To do -
Skip the pictures. Transcribe the rest of the data below without changing a word.

═══ Data excerpt ═══

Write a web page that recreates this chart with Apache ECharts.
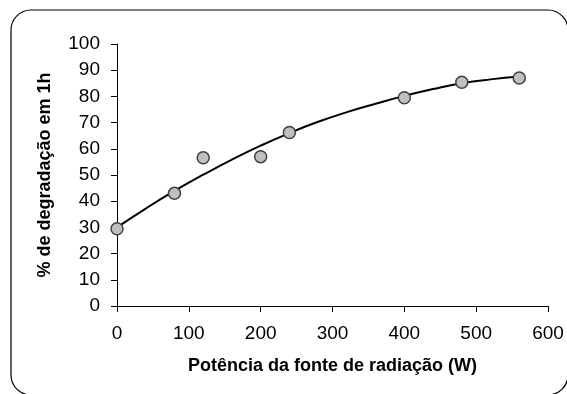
<!DOCTYPE html>
<html>
<head>
<meta charset="utf-8">
<script src="https://cdn.jsdelivr.net/npm/echarts@6/dist/echarts.min.js"></script>
<style>
  html, body { margin: 0; padding: 0; background: #fff; }
  #chart { width: 567px; height: 394px; }
</style>
</head>
<body>
<div id="chart"></div>
<script>
// potência (W) e % de degradação medida
const potencia = [0, 80, 120, 200, 240, 400, 480, 560];
const degradacao = [29.5, 43, 56.6, 57, 66.2, 79.5, 85.4, 87];

// linha de tendência
const tendenciaX = [0, 40, 80, 120, 160, 200, 240, 280, 320, 360, 400, 440, 480, 520, 560];
const tendenciaY = [30, 37.2, 43.9, 50.1, 55.9, 61.2, 66, 70.3, 74, 77.2, 80.2, 82.8, 85, 86.5, 87.6];

const xTicks = [0, 100, 200, 300, 400, 500, 600];
const yTicks = [0, 10, 20, 30, 40, 50, 60, 70, 80, 90, 100];

var chart = echarts.init(document.getElementById('chart'));

var pontos = potencia.map((p, i) => [p, degradacao[i]]);
var tendencia = tendenciaX.map((p, i) => [p, tendenciaY[i]]);

var labelFont = { fontFamily: 'Liberation Sans, Arial, sans-serif', fontSize: 19, color: '#000' };
var nameFont = { fontFamily: 'Liberation Sans, Arial, sans-serif', fontSize: 18, fontWeight: 'bold', color: '#000' };

chart.setOption({
    animation: false,
    backgroundColor: '#fff',
    graphic: [{
        type: 'rect',
        shape: { x: 11, y: 10, width: 557, height: 385, r: 20 },
        style: { fill: 'none', stroke: '#000', lineWidth: 1.2 },
        silent: true
    }],
    grid: { left: 117, right: 19, top: 44, bottom: 88 },
    xAxis: {
        type: 'value',
        min: xTicks[0],
        max: xTicks[xTicks.length - 1],
        interval: 100,
        name: 'Potência da fonte de radiação (W)',
        nameLocation: 'middle',
        nameGap: 51,
        nameTextStyle: nameFont,
        axisLine: { show: true, lineStyle: { color: '#000', width: 1 } },
        axisTick: { show: true, length: 6, lineStyle: { color: '#000' } },
        axisLabel: Object.assign({ margin: 18 }, labelFont),
        splitLine: { show: false }
    },
    yAxis: {
        type: 'value',
        min: yTicks[0],
        max: yTicks[yTicks.length - 1],
        interval: 10,
        name: '% de degradação em 1h',
        nameLocation: 'middle',
        nameGap: 63,
        nameRotate: 90,
        nameTextStyle: nameFont,
        axisLine: { show: true, lineStyle: { color: '#000', width: 1 } },
        axisTick: { show: true, length: 6, lineStyle: { color: '#000' } },
        axisLabel: Object.assign({ margin: 17 }, labelFont),
        splitLine: { show: false }
    },
    series: [
        {
            type: 'line',
            data: tendencia,
            smooth: true,
            symbol: 'none',
            lineStyle: { color: '#000', width: 2 },
            z: 2
        },
        {
            type: 'scatter',
            data: pontos,
            symbol: 'circle',
            symbolSize: 12,
            itemStyle: { color: '#c0c0c0', borderColor: '#404040', borderWidth: 1.5, opacity: 1 },
            z: 3
        }
    ]
});
</script>
</body>
</html>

═══

Exercise result -
Write a web page that recreates this chart with Apache ECharts.
<!DOCTYPE html>
<html>
<head>
<meta charset="utf-8">
<script src="https://cdn.jsdelivr.net/npm/echarts@6/dist/echarts.min.js"></script>
<style>
  html, body { margin: 0; padding: 0; background: #fff; }
  #chart { width: 567px; height: 394px; }
</style>
</head>
<body>
<div id="chart"></div>
<script>
// potência (W) e % de degradação medida
const potencia = [0, 80, 120, 200, 240, 400, 480, 560];
const degradacao = [29.5, 43, 56.6, 57, 66.2, 79.5, 85.4, 87];

// linha de tendência
const tendenciaX = [0, 40, 80, 120, 160, 200, 240, 280, 320, 360, 400, 440, 480, 520, 560];
const tendenciaY = [30, 37.2, 43.9, 50.1, 55.9, 61.2, 66, 70.3, 74, 77.2, 80.2, 82.8, 85, 86.5, 87.6];

const xTicks = [0, 100, 200, 300, 400, 500, 600];
const yTicks = [0, 10, 20, 30, 40, 50, 60, 70, 80, 90, 100];

var chart = echarts.init(document.getElementById('chart'));

var pontos = potencia.map((p, i) => [p, degradacao[i]]);
var tendencia = tendenciaX.map((p, i) => [p, tendenciaY[i]]);

var labelFont = { fontFamily: 'Liberation Sans, Arial, sans-serif', fontSize: 19, color: '#000' };
var nameFont = { fontFamily: 'Liberation Sans, Arial, sans-serif', fontSize: 18, fontWeight: 'bold', color: '#000' };

chart.setOption({
    animation: false,
    backgroundColor: '#fff',
    graphic: [{
        type: 'rect',
        shape: { x: 11, y: 10, width: 557, height: 385, r: 20 },
        style: { fill: 'none', stroke: '#000', lineWidth: 1.2 },
        silent: true
    }],
    grid: { left: 117, right: 19, top: 44, bottom: 88 },
    xAxis: {
        type: 'value',
        min: xTicks[0],
        max: xTicks[xTicks.length - 1],
        interval: 100,
        name: 'Potência da fonte de radiação (W)',
        nameLocation: 'middle',
        nameGap: 51,
        nameTextStyle: nameFont,
        axisLine: { show: true, lineStyle: { color: '#000', width: 1 } },
        axisTick: { show: true, length: 6, lineStyle: { color: '#000' } },
        axisLabel: Object.assign({ margin: 18 }, labelFont),
        splitLine: { show: false }
    },
    yAxis: {
        type: 'value',
        min: yTicks[0],
        max: yTicks[yTicks.length - 1],
        interval: 10,
        name: '% de degradação em 1h',
        nameLocation: 'middle',
        nameGap: 63,
        nameRotate: 90,
        nameTextStyle: nameFont,
        axisLine: { show: true, lineStyle: { color: '#000', width: 1 } },
        axisTick: { show: true, length: 6, lineStyle: { color: '#000' } },
        axisLabel: Object.assign({ margin: 17 }, labelFont),
        splitLine: { show: false }
    },
    series: [
        {
            type: 'line',
            data: tendencia,
            smooth: true,
            symbol: 'none',
            lineStyle: { color: '#000', width: 2 },
            z: 2
        },
        {
            type: 'scatter',
            data: pontos,
            symbol: 'circle',
            symbolSize: 12,
            itemStyle: { color: '#c0c0c0', borderColor: '#404040', borderWidth: 1.5, opacity: 1 },
            z: 3
        }
    ]
});
</script>
</body>
</html>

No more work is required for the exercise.